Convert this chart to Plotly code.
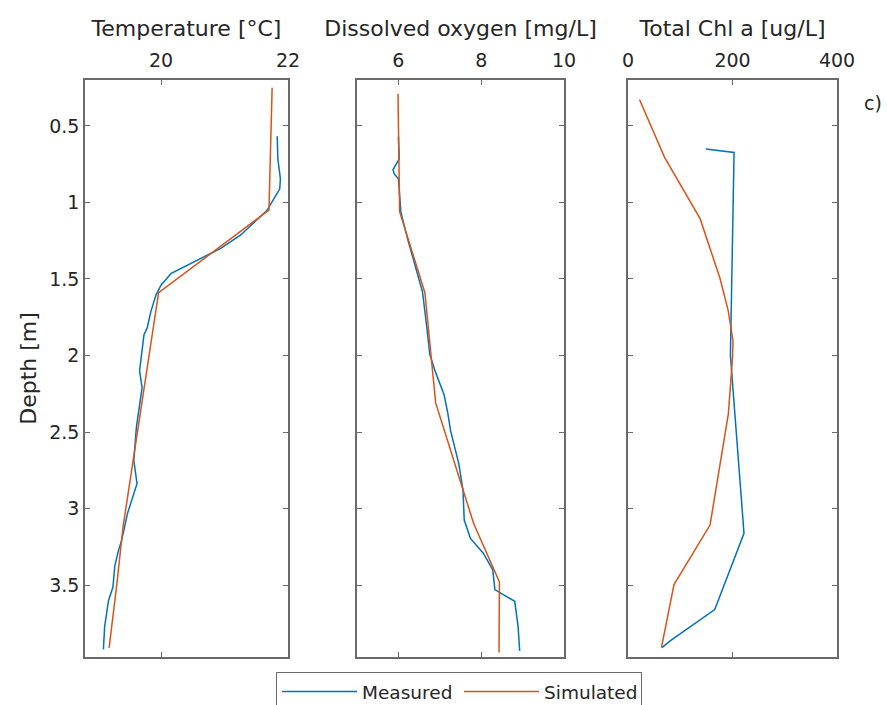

++++++++

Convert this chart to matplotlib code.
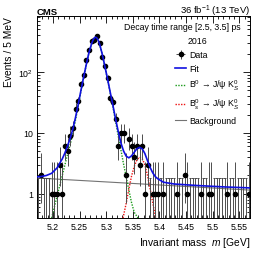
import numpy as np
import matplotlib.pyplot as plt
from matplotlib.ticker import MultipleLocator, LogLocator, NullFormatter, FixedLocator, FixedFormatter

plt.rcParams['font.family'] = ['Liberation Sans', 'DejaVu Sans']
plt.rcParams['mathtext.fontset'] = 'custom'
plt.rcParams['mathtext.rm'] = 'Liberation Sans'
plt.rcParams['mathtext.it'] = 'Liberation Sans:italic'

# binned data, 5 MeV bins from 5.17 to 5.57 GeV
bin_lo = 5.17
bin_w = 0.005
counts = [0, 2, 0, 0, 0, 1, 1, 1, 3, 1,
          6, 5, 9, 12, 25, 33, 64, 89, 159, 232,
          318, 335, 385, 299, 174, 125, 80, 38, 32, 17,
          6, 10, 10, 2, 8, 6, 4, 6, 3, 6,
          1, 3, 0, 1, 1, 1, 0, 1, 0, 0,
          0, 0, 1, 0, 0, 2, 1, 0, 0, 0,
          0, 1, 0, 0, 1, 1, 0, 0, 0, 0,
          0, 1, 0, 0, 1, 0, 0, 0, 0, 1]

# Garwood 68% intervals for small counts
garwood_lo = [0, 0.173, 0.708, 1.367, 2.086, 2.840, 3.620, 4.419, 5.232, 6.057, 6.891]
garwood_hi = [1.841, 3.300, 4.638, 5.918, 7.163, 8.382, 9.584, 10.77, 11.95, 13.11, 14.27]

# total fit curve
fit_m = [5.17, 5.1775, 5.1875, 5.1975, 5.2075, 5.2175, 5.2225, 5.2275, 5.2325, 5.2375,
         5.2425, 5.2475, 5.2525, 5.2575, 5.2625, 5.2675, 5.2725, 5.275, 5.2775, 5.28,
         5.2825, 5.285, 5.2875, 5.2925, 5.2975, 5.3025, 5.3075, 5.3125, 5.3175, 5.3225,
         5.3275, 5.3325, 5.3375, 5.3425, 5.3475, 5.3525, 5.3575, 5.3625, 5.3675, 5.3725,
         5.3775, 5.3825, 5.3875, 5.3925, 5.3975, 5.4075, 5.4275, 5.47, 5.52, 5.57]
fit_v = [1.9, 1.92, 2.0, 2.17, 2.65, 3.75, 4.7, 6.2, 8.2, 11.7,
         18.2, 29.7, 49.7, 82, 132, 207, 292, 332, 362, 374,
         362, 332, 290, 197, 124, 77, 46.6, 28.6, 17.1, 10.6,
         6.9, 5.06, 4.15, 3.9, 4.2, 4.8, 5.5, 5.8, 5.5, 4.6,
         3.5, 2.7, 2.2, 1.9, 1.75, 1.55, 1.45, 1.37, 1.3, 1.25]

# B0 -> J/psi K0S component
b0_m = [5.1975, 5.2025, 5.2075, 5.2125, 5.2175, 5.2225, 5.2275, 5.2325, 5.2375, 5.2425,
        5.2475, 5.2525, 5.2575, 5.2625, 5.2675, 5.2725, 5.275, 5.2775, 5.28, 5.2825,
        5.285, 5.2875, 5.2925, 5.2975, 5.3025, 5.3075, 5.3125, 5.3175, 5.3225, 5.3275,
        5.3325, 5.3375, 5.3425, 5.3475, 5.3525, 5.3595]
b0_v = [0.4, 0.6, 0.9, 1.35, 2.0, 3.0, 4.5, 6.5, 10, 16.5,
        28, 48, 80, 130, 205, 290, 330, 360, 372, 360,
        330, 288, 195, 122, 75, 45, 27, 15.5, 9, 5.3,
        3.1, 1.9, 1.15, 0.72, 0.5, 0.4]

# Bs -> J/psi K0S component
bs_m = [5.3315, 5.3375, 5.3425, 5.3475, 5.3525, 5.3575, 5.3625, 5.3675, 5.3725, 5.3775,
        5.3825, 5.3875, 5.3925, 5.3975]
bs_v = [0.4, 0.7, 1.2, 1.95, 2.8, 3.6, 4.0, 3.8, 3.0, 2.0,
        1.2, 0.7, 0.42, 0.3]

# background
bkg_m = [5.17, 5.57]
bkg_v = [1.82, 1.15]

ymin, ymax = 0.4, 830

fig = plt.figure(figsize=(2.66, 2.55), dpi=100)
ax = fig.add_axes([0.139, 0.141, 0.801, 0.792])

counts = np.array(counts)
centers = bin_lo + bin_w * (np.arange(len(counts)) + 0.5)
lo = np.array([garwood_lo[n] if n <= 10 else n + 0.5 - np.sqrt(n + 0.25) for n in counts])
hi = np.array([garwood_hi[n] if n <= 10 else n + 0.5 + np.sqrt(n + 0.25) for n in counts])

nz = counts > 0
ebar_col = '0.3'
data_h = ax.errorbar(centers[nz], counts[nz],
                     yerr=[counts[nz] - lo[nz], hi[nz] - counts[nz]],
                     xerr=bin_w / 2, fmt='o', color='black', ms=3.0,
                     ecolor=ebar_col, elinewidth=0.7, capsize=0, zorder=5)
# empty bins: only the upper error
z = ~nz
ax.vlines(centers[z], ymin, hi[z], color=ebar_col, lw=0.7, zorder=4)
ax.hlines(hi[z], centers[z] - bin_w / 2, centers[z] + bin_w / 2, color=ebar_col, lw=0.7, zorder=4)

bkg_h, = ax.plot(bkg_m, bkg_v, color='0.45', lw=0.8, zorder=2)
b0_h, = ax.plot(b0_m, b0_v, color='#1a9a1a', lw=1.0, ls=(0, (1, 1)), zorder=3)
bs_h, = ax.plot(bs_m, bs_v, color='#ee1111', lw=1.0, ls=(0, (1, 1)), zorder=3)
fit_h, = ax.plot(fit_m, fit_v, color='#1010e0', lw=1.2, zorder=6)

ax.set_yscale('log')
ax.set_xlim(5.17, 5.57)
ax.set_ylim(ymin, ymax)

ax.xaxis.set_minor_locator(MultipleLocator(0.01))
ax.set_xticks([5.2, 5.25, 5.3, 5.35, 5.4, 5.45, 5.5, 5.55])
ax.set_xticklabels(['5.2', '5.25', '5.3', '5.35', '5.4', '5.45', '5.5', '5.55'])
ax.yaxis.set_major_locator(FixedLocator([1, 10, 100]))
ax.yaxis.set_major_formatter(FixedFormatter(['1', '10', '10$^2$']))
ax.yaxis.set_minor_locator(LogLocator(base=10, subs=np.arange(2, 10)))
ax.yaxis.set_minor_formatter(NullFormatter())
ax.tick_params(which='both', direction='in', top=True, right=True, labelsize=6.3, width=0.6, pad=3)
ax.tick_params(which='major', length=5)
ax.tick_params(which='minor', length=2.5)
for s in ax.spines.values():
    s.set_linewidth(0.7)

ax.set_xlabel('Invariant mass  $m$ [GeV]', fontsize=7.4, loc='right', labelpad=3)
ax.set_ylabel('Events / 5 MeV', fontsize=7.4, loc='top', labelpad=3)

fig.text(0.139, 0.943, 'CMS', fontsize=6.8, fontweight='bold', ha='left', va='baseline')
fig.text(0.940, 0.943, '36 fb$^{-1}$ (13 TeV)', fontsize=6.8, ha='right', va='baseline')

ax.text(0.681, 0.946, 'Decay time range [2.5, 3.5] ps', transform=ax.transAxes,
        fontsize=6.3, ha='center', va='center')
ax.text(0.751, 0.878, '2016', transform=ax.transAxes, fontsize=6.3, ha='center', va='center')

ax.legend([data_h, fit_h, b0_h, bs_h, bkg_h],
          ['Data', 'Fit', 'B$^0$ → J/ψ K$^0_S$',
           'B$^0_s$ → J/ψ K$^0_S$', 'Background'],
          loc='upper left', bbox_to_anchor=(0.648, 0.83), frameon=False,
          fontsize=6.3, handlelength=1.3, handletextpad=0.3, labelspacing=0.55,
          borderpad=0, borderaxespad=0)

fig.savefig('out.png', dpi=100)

++++++++

Exercise brief: Tally the lines holding the string "matplotlib" and give only the count.

Task result: 3